Layer 4: The Strategic Umbrella (Governance & UI)
The top layer is where the complex underlying technology interfaces directly with the business reality and the end user.
- Generative Interfaces (GenUI): This marks the death of the static, one-size-fits-all dashboard. UI components are dynamically rendered on the client side based entirely on the specific context of the agentic interaction, providing a bespoke, highly relevant experience for every single query.
- The Human-on-the-Loop: As we explored, humans do not review drafts; they manage the system. The command center provides deep telemetry on agent drift, token cost consumption (Agent FinOps), and anomaly detection. This allows human operators to inject strategic intent at predefined checkpoints rather than serving as manual bottlenecks.
- Governance-as-Code: The NIST AI RMF is codified directly into the CI/CD pipeline. IAM policies, hard budget circuit breakers, and automated red-teaming simulations exist entirely as code. This ensures that compliance actually accelerates deployment rather than blocking it.
The Role of the Data Lakehouse in Agentic Workflows
To glue these disparate layers together, the enterprise stack heavily relies on modern Data Lakehouse architectures.
Agents operating in Layer 3 cannot wait for overnight batch jobs to access corporate data. They require real-time, structured access to transactional data. Data Lakehouses (utilizing formats like Apache Iceberg or Delta Lake) allow the analytical data layer to perform with the speed and reliability of a transactional database.
This means that an agent can execute an SQL query against petabytes of historical customer data securely, receive a structured response in milliseconds, and immediately factor that data into its reasoning loop. The Lakehouse acts as the universal translation layer between the raw storage of Layer 1 and the complex reasoning engines of Layer 3.

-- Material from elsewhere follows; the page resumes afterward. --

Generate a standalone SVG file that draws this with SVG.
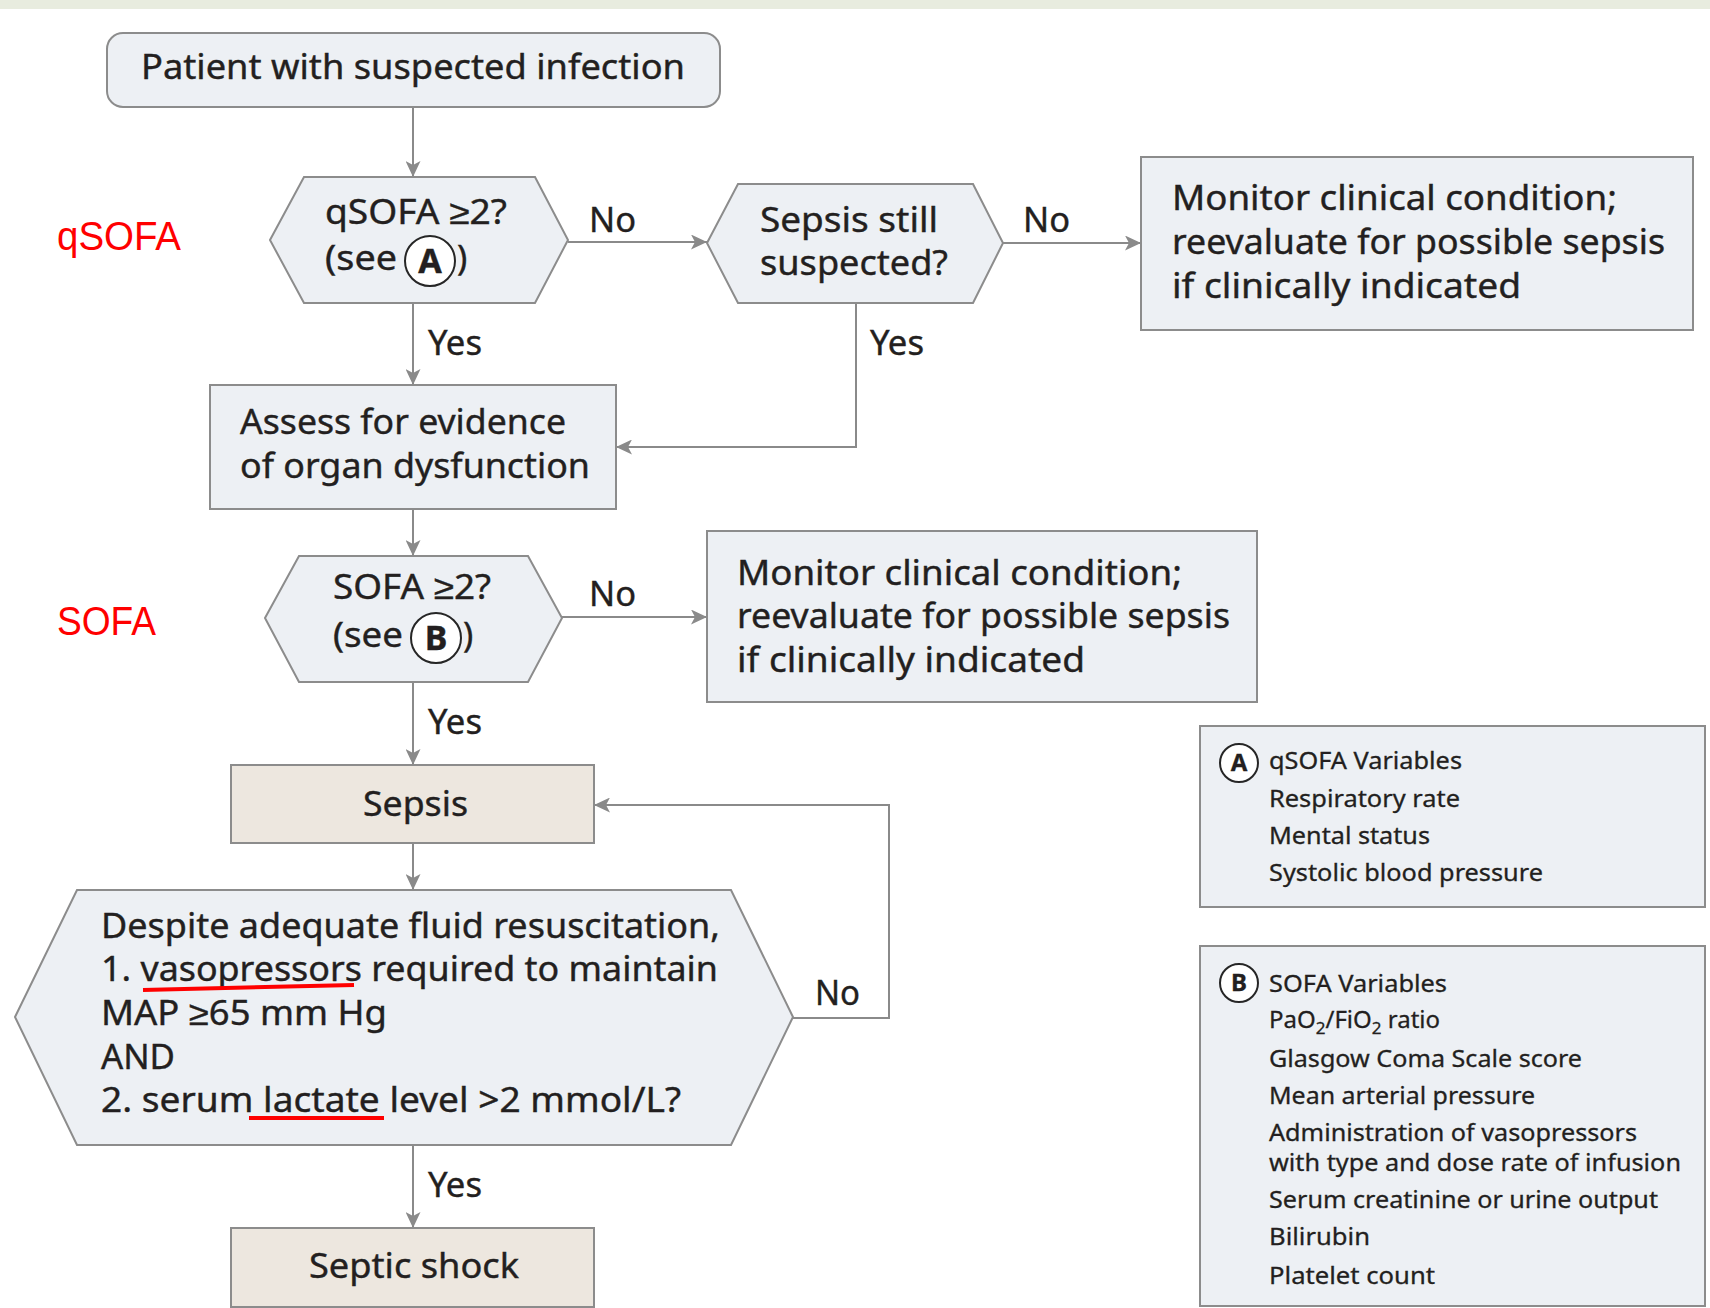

Security and Zero-Trust in the Multi-Agent Mesh
Security cannot be bolted onto the top of this stack; it must be interwoven through every layer. We must adopt a Zero-Trust architecture specifically tailored for autonomous agents.
When an agent requests access to a database, the system must not assume trust simply because the agent resides inside the corporate firewall. The Identity and Access Management (IAM) layer must authenticate the specific agent session, verify the cryptographic signature of the prompt that initiated the request, and validate that the requested action falls within the strict budgetary and access boundaries defined in Layer 4’s Governance-as-Code policies.
If any of these checks fail, the request is instantly denied at the network level, severing the connection before the database is ever reached.
The Fallacy of the Unified Platform
As enterprises look to implement this architecture, they will inevitably be pitched massive, unified platforms by single monolithic vendors promising to handle everything from the physical compute all the way up to the generative user interface.
Purchasing a unified platform is a catastrophic strategic error.
The velocity of innovation at every single layer of this stack is simply too high. The company building the best vector database index today will not be the company building the best agentic routing protocol tomorrow. If you lock your enterprise into a single vendor’s proprietary ecosystem, you are tying your execution speed to their slowest internal development team.
Instead, the 2026 Enterprise Stack demands a highly modular, best-of-breed approach. You must architect your system so that you can hot-swap your inference engine, your embedding cache, or your orchestrator without disrupting the rest of the business. You achieve this modularity by strictly adhering to open standards and protocols (like the Model Context Protocol) at the seams between the layers.
The Friction Between the Layers
The most critical, catastrophic failures in enterprise AI do not occur within a single layer; they occur at the seams between them.
If a strategy executive mandates a complex, long-context autonomous agent (Layer 4) without consulting the platform engineering team about the extreme VRAM limitations of KV Caching (Layer 2), the project will fail spectacularly in production due to Out-of-Memory errors or astronomical latency spikes.
If an infrastructure team provisions cheap, unreliable hardware without implementing proper fault-tolerance (Layer 1), the resulting cluster crashes will completely destroy the unit economics of the inference engine (Layer 2).
Building the 2026 Enterprise Stack requires deep interdisciplinary fluency. The Chief AI Officer cannot just understand business models; they must deeply understand the physics of data movement. The AI Engineer cannot just write Python scripts; they must understand how their execution loops impact the corporate P&L statement.
This is the blueprint for the next decade of software architecture. Build it thoughtfully, respecting the constraints of every layer.